The French Dispatch un film de Wes Anderson
Le cinéaste américain signe ici un bel hommage non seulement à la France mais aussi et surtout au cinéma français. Il nous livre ici un film aveuglant d’étoiles du 7è art mais dont les références continuelles et le montage soutenu pourront décontenancer. Voire plus…
Nous voici donc dans la petite ville aussi imaginaire que française d’Ennui-sur-Blasé (le film a été tourné à Angoulême) en ce milieu du XXe siècle. C’est là que se tient l’antenne locale d’un journal américain : The French Dispatch, inspiré semble-t-il du très réel The New Yorker. Le rédac-chef et fondateur (Bill Murray) vient de mourir. Quatre journaleux bien originaux se souviennent chacun à leur tour d’un reportage qui les a marqués. Au cours de quatre séquences nous allons être invités à les suivre dans leur travail. C’est la structure du film. Et le début d’un défilé à peine croyable, sauf dans les films de Wes Anderson, de stars du Septième art. Aucun autre réalisateur n’arrive à réunir ainsi, parfois pour de simples vignettes de quelques secondes, des étoiles dont l’énoncé du nom de l’une d’elles ferait rêver n’importe quel cinéaste.

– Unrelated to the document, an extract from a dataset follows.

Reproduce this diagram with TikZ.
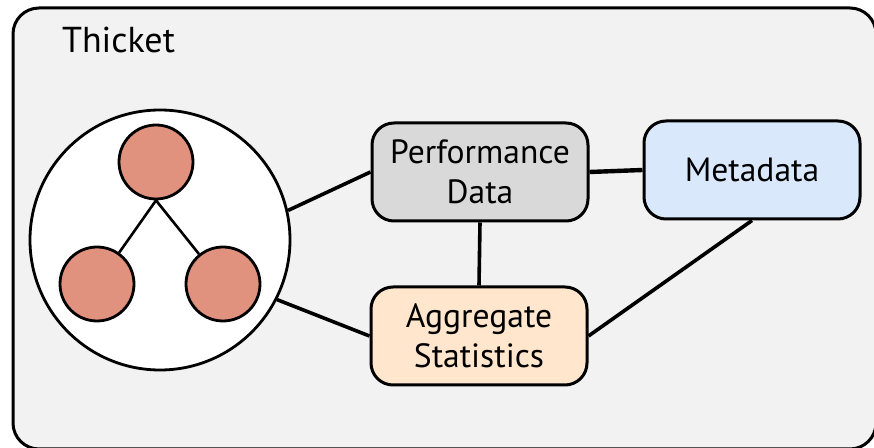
\documentclass[tikz,border=0pt]{standalone}
\usepackage{fontspec}
\setmainfont{PT Sans}
\definecolor{panel}{HTML}{F2F2F2}
\definecolor{perfgray}{HTML}{D9D9D9}
\definecolor{metablue}{HTML}{DAE8FC}
\definecolor{aggorange}{HTML}{FFE6CC}
\definecolor{treenode}{HTML}{E0927E}
\begin{document}
\begin{tikzpicture}[x=.5pt, y=-.5pt, line join=round,
	box/.style={draw, line width=1.5pt, rounded corners=11pt, minimum width=108pt, minimum height=49pt, inner sep=0pt, align=center, font=\fontsize{16.8}{20}\selectfont},
	leaf/.style={circle, draw, line width=1.4pt, fill=treenode, minimum size=37pt, inner sep=0pt},
	link/.style={line width=1.8pt}]
	\def\W{874} % picture width
	\def\H{448} % picture height
	\useasboundingbox (0,0) rectangle (\W,\H);
	\clip (0,0) rectangle (\W,\H);
	\draw[line width=1.5pt, fill=panel, rounded corners=13pt] (13,8) rectangle (876,449);
	\node[anchor=base west, font=\fontsize{18}{22}\selectfont] (title) at (55,53) {Thicket};
	% the call tree
	\node[circle, draw, line width=1.4pt, fill=white, minimum size=130pt, inner sep=0pt] (tree) at (160,240) {};
	\node[leaf] (root) at (156,162) {};
	\node[leaf] (left) at (97,284) {};
	\node[leaf] (right) at (223,284) {};
	\foreach \con in {left,right} \draw[line width=1.3pt] (root.south)--(\con);
	% the three frames
	\node[box, fill=perfgray] (perf) at (480,172) {Performance\\Data};
	\node[box, fill=metablue] (meta) at (752,170) {Metadata};
	\node[box, fill=aggorange] (agg) at (479,336) {Aggregate\\Statistics};
	\draw[link] (tree.13)--(perf.west);
	\draw[link] (tree.-27)--(agg.west);
	\draw[link, line width=2.2pt] (perf.east)--(meta.west);
	\draw[link] (perf.south)--(agg.north);
	\draw[link] (meta.south)--(agg.east);
\end{tikzpicture}
\end{document}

« Le Carnet de voyage de Sazerac » nous présente cette petite ville, son architecture, ses bas-fonds, sa vie nocturne et ses malfrats. Sazerac, c’est Owen Wilson, reporter vélocipédique, le béret vissé sur le crâne en permanence. « Le Chef d’œuvre de béton » ou comment les œuvres d’un peintre criminel et psychopathe, Moses Rosenthaler (Benicio Del Toro) vont être survendues par un galeriste (Adrien Brody). Ajoutons que le modèle dudit Moses, emprisonné, n’est autre qu’une gardienne-chef posant toute nue (Léa Seydoux). « Refonte d’un manifeste » ou Mai 68 revisité avec un étudiant (Timothée Chalamet) dont est tombée raide dingue une journaliste (Frances McDormand). Enfin « La Salle à manger privée du commissaire » ou comment un chef légendaire, Nescouffier, régale le commissaire d’Ennui-sur-Blasé (Mathieu Amalric) alors que le fils de ce dernier vient d’être kidnappé.
Et tout cela en alternance de noir et blanc et de couleurs Vintage sur une Bo qui ne l’est pas moins d’Alexandre Desplat. De nombreux cinéastes ayant nourri la passion d’Anderson ont droit à une révérence : Renoir, Godard, Truffaut, Tati, Clouzot (plus tous ceux que je n’ai pas su voir…). Et juste pour vous éblouir davantage, nous croisons aussi Christoph Waltz, Tilda Swinton, Edward Norton, Cécile de France, Denis Ménochet, Guillaume Gallienne… N’en jetez plus ! C’est déjà une gageure de les reconnaître. Une autre en est de scanner tous les plans tant le travail de miniaturiste de Wes Anderson est d’une méticulosité maladive. En creux, le scénario nous parle d’un métier, celui de journaliste, avec ici un brin de nostalgie… En fin de compte, la coupe est tellement pleine que l’on cède du terrain. Entre ennui et émerveillement, le choix devient douloureux, surtout face à un tel génie du cinéma.
Wes Anderson – La piste aux étoiles
Ce licencié en philosophie de l’Université du Texas se passionne très tôt pour le cinéma. Armé de sa Super 8 et sans jamais étudier l’art cinématographique, il se lance dans le grand bain du 7è art. Premier long en 1996, il a 27 ans. Ce sera Battle Rocket avec les frères Wilson. Deux ans après, le toujours jeune Anderson signe Rushmore et marque ainsi son entrée parmi les talents les plus prometteurs du cinéma indépendant. La suite, nous la connaissons tous. Aujourd’hui avec dix opus à son catalogue, souvent nommé mais rarement récompensé (?), ce réalisateur est assurément l’un des plus originaux et attachants de la planète cinéma.